# GIVEN EXERCISE
Copy each line exactly. Drop every picture.

# DATA
--- BEGIN ---
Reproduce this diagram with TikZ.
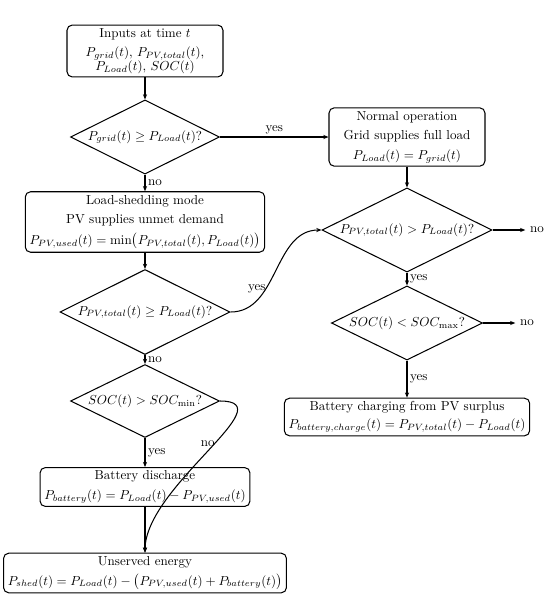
\documentclass[tikz,border=0pt]{standalone}
\usepackage{amsmath,amssymb}
\usetikzlibrary{arrows.meta,shapes.geometric}

\begin{document}
\begin{tikzpicture}[>={Stealth[length=4pt, width=3.2pt]}, thick, x=0.027cm, y=0.027cm,
    box/.style={draw, rounded corners=4pt, align=center, minimum width=4.21cm, inner ysep=2.5pt},
    decide/.style={draw, diamond, aspect=2, inner sep=0pt},
    lbl/.style={inner sep=2pt}]
    \useasboundingbox (0,0) rectangle (550,-599);

    % 左列：输入、判断与放电
    \node[box] (inputs) at (145,-51) {Inputs at time $t$\\[2.5pt] $P_{grid}(t)$, $P_{PV,total}(t)$,\\[-1pt] $P_{Load}(t)$, $SOC(t)$};
    \node[decide, minimum width=4.02cm, minimum height=2cm] (gridchk) at (145,-137) {$P_{grid}(t) \geq P_{Load}(t)$?};
    \node[box] (shed) at (145,-222) {Load-shedding mode\\[3pt] PV supplies unmet demand\\[4pt] $P_{PV,used}(t) = \min\bigl(P_{PV,total}(t), P_{Load}(t)\bigr)$};
    \node[decide, minimum width=4.59cm, minimum height=2.295cm] (pvchk) at (145,-312) {$P_{PV,total}(t) \geq P_{Load}(t)$?};
    \node[decide, minimum width=4.02cm, minimum height=1.97cm] (socmin) at (145,-401) {$SOC(t) > SOC_{\mathrm{min}}$?};
    \node[box] (dis) at (145,-487) {Battery discharge\\[3pt] $P_{battery}(t) = P_{Load}(t) - P_{PV,used}(t)$};
    \node[box] (unserved) at (145,-573) {Unserved energy\\[3pt] $P_{shed}(t) = P_{Load}(t) - \bigl(P_{PV,used}(t) + P_{battery}(t)\bigr)$};

    % 右列：正常运行与充电
    \node[box] (normal) at (407,-137) {Normal operation\\[3pt] Grid supplies full load\\[3pt] $P_{Load}(t) = P_{grid}(t)$};
    \node[decide, minimum width=4.59cm, minimum height=2.27cm] (pvsurplus) at (407,-230) {$P_{PV,total}(t) > P_{Load}(t)$?};
    \node[decide, minimum width=4.08cm, minimum height=2cm] (socmax) at (407,-323) {$SOC(t) < SOC_{\mathrm{max}}$?};
    \node[box] (charge) at (407,-417) {Battery charging from PV surplus\\[2pt] $P_{battery,charge}(t) = P_{PV,total}(t) - P_{Load}(t)$};
    \node (no1) at (537,-230) {no};
    \node (no2) at (527,-323) {no};

    % 连线
    \draw[->] (inputs) -- (gridchk);
    \draw[->] (gridchk) -- node[lbl, above] {yes} (normal);
    \draw[->] (gridchk) -- node[lbl, right] {no} (shed);
    \draw[->] (shed) -- (pvchk);
    \draw[->] (pvchk.east) to[out=0, in=180] node[pos=0.35, left, inner sep=0pt] {yes} (pvsurplus.west);
    \draw[->] (pvchk) -- node[lbl, right] {no} (socmin);
    \draw[->] (socmin) -- node[lbl, right] {yes} (dis);
    \draw[->] (socmin.east) to[out=0, in=90] node[pos=0.45, left, inner sep=0pt] {no} (unserved.north);
    \draw[->] (dis) -- (unserved);
    \draw[->] (normal) -- (pvsurplus);
    \draw[->] (pvsurplus) -- (no1);
    \draw[->] (pvsurplus) -- node[lbl, right] {yes} (socmax);
    \draw[->] (socmax) -- (no2);
    \draw[->] (socmax) -- node[lbl, right] {yes} (charge);
\end{tikzpicture}
\end{document}
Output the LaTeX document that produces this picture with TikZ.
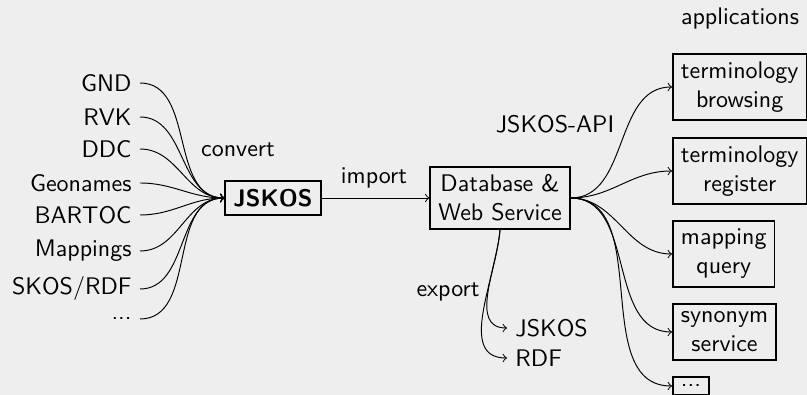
\documentclass[tikz,border=0pt]{standalone}
\usepackage{fontspec}
\usepackage{tikz}
\renewcommand{\familydefault}{\sfdefault}
\definecolor{bgcolor}{RGB}{238,238,238}

\begin{document}
\begin{tikzpicture}[x=0.4167pt, y=0.4167pt,
  box/.style={draw, thick, align=center},
  app/.style={box, anchor=west},
  src/.style={anchor=east},
  flow/.style={->, out=0, in=180}]
\useasboundingbox (0,0) rectangle (807,395);
\fill[bgcolor] (0,0) rectangle (807,395);

% Sources
\node[src] (gnd) at (140,312) {GND};
\node[src] (rvk) at (140,278) {RVK};
\node[src] (ddc) at (140,246) {DDC};
\node[src] (geo) at (140,212) {Geonames};
\node[src] (bartoc) at (140,180) {BARTOC};
\node[src] (maps) at (140,144) {Mappings};
\node[src] (skos) at (140,106) {SKOS/RDF};
\node[src] (more) at (140,76) {...};

% Conversion to JSKOS
\node[box] (jskos) at (273,197) {\textbf{JSKOS}};
\node (convert) at (238,245) {convert};
\foreach \s in {gnd,rvk,ddc,geo,bartoc,maps,skos,more}
  \draw[flow] (\s.east) to (jskos.west);

% Import into database
\node[box] (db) at (500,197) {Database \&\\Web Service};
\node (import) at (374,217) {import};
\draw[->] (jskos) -- (db);

% Export
\node (export) at (448,103) {export};
\node[anchor=west] (outjskos) at (507,67) {JSKOS};
\node[anchor=west] (outrdf) at (507,37) {RDF};
\draw[->] (db.south) to[out=-95, in=180] (outjskos.west);
\draw[->] (db.south) to[out=-95, in=180] (outrdf.west);

% Applications
\node (api) at (555,271) {JSKOS-API};
\node (apps) at (740,376) {applications};
\node[app] (browse) at (672,308) {terminology\\browsing};
\node[app] (register) at (672,224) {terminology\\register};
\node[app] (query) at (672,141) {mapping\\query};
\node[app] (synonym) at (672,63) {synonym\\service};
\node[app] (other) at (672,9) {...};
\foreach \a in {browse,register,query,synonym,other}
  \draw[flow] (db.east) to (\a.west);
\end{tikzpicture}
\end{document}
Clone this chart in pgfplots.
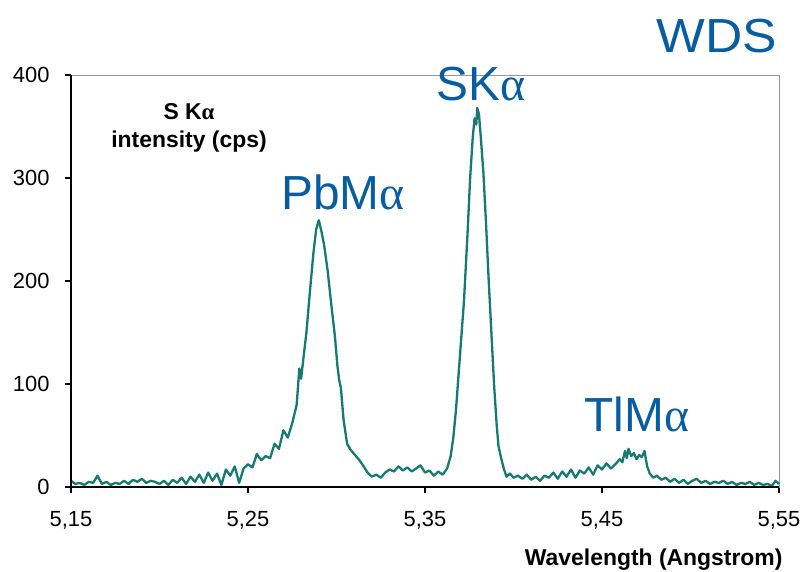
--- END ---
# COMPLETE RESPONSE
Reproduce this diagram with TikZ.
\documentclass[tikz,border=0pt]{standalone}
\usepackage{amsmath,amssymb}
\usetikzlibrary{arrows.meta,shapes.geometric}

\begin{document}
\begin{tikzpicture}[>={Stealth[length=4pt, width=3.2pt]}, thick, x=0.027cm, y=0.027cm,
    box/.style={draw, rounded corners=4pt, align=center, minimum width=4.21cm, inner ysep=2.5pt},
    decide/.style={draw, diamond, aspect=2, inner sep=0pt},
    lbl/.style={inner sep=2pt}]
    \useasboundingbox (0,0) rectangle (550,-599);

    % 左列：输入、判断与放电
    \node[box] (inputs) at (145,-51) {Inputs at time $t$\\[2.5pt] $P_{grid}(t)$, $P_{PV,total}(t)$,\\[-1pt] $P_{Load}(t)$, $SOC(t)$};
    \node[decide, minimum width=4.02cm, minimum height=2cm] (gridchk) at (145,-137) {$P_{grid}(t) \geq P_{Load}(t)$?};
    \node[box] (shed) at (145,-222) {Load-shedding mode\\[3pt] PV supplies unmet demand\\[4pt] $P_{PV,used}(t) = \min\bigl(P_{PV,total}(t), P_{Load}(t)\bigr)$};
    \node[decide, minimum width=4.59cm, minimum height=2.295cm] (pvchk) at (145,-312) {$P_{PV,total}(t) \geq P_{Load}(t)$?};
    \node[decide, minimum width=4.02cm, minimum height=1.97cm] (socmin) at (145,-401) {$SOC(t) > SOC_{\mathrm{min}}$?};
    \node[box] (dis) at (145,-487) {Battery discharge\\[3pt] $P_{battery}(t) = P_{Load}(t) - P_{PV,used}(t)$};
    \node[box] (unserved) at (145,-573) {Unserved energy\\[3pt] $P_{shed}(t) = P_{Load}(t) - \bigl(P_{PV,used}(t) + P_{battery}(t)\bigr)$};

    % 右列：正常运行与充电
    \node[box] (normal) at (407,-137) {Normal operation\\[3pt] Grid supplies full load\\[3pt] $P_{Load}(t) = P_{grid}(t)$};
    \node[decide, minimum width=4.59cm, minimum height=2.27cm] (pvsurplus) at (407,-230) {$P_{PV,total}(t) > P_{Load}(t)$?};
    \node[decide, minimum width=4.08cm, minimum height=2cm] (socmax) at (407,-323) {$SOC(t) < SOC_{\mathrm{max}}$?};
    \node[box] (charge) at (407,-417) {Battery charging from PV surplus\\[2pt] $P_{battery,charge}(t) = P_{PV,total}(t) - P_{Load}(t)$};
    \node (no1) at (537,-230) {no};
    \node (no2) at (527,-323) {no};

    % 连线
    \draw[->] (inputs) -- (gridchk);
    \draw[->] (gridchk) -- node[lbl, above] {yes} (normal);
    \draw[->] (gridchk) -- node[lbl, right] {no} (shed);
    \draw[->] (shed) -- (pvchk);
    \draw[->] (pvchk.east) to[out=0, in=180] node[pos=0.35, left, inner sep=0pt] {yes} (pvsurplus.west);
    \draw[->] (pvchk) -- node[lbl, right] {no} (socmin);
    \draw[->] (socmin) -- node[lbl, right] {yes} (dis);
    \draw[->] (socmin.east) to[out=0, in=90] node[pos=0.45, left, inner sep=0pt] {no} (unserved.north);
    \draw[->] (dis) -- (unserved);
    \draw[->] (normal) -- (pvsurplus);
    \draw[->] (pvsurplus) -- (no1);
    \draw[->] (pvsurplus) -- node[lbl, right] {yes} (socmax);
    \draw[->] (socmax) -- (no2);
    \draw[->] (socmax) -- node[lbl, right] {yes} (charge);
\end{tikzpicture}
\end{document}
Output the LaTeX document that produces this picture with TikZ.
\documentclass[tikz,border=0pt]{standalone}
\usepackage{fontspec}
\usepackage{tikz}
\renewcommand{\familydefault}{\sfdefault}
\definecolor{bgcolor}{RGB}{238,238,238}

\begin{document}
\begin{tikzpicture}[x=0.4167pt, y=0.4167pt,
  box/.style={draw, thick, align=center},
  app/.style={box, anchor=west},
  src/.style={anchor=east},
  flow/.style={->, out=0, in=180}]
\useasboundingbox (0,0) rectangle (807,395);
\fill[bgcolor] (0,0) rectangle (807,395);

% Sources
\node[src] (gnd) at (140,312) {GND};
\node[src] (rvk) at (140,278) {RVK};
\node[src] (ddc) at (140,246) {DDC};
\node[src] (geo) at (140,212) {Geonames};
\node[src] (bartoc) at (140,180) {BARTOC};
\node[src] (maps) at (140,144) {Mappings};
\node[src] (skos) at (140,106) {SKOS/RDF};
\node[src] (more) at (140,76) {...};

% Conversion to JSKOS
\node[box] (jskos) at (273,197) {\textbf{JSKOS}};
\node (convert) at (238,245) {convert};
\foreach \s in {gnd,rvk,ddc,geo,bartoc,maps,skos,more}
  \draw[flow] (\s.east) to (jskos.west);

% Import into database
\node[box] (db) at (500,197) {Database \&\\Web Service};
\node (import) at (374,217) {import};
\draw[->] (jskos) -- (db);

% Export
\node (export) at (448,103) {export};
\node[anchor=west] (outjskos) at (507,67) {JSKOS};
\node[anchor=west] (outrdf) at (507,37) {RDF};
\draw[->] (db.south) to[out=-95, in=180] (outjskos.west);
\draw[->] (db.south) to[out=-95, in=180] (outrdf.west);

% Applications
\node (api) at (555,271) {JSKOS-API};
\node (apps) at (740,376) {applications};
\node[app] (browse) at (672,308) {terminology\\browsing};
\node[app] (register) at (672,224) {terminology\\register};
\node[app] (query) at (672,141) {mapping\\query};
\node[app] (synonym) at (672,63) {synonym\\service};
\node[app] (other) at (672,9) {...};
\foreach \a in {browse,register,query,synonym,other}
  \draw[flow] (db.east) to (\a.west);
\end{tikzpicture}
\end{document}
Clone this chart in pgfplots.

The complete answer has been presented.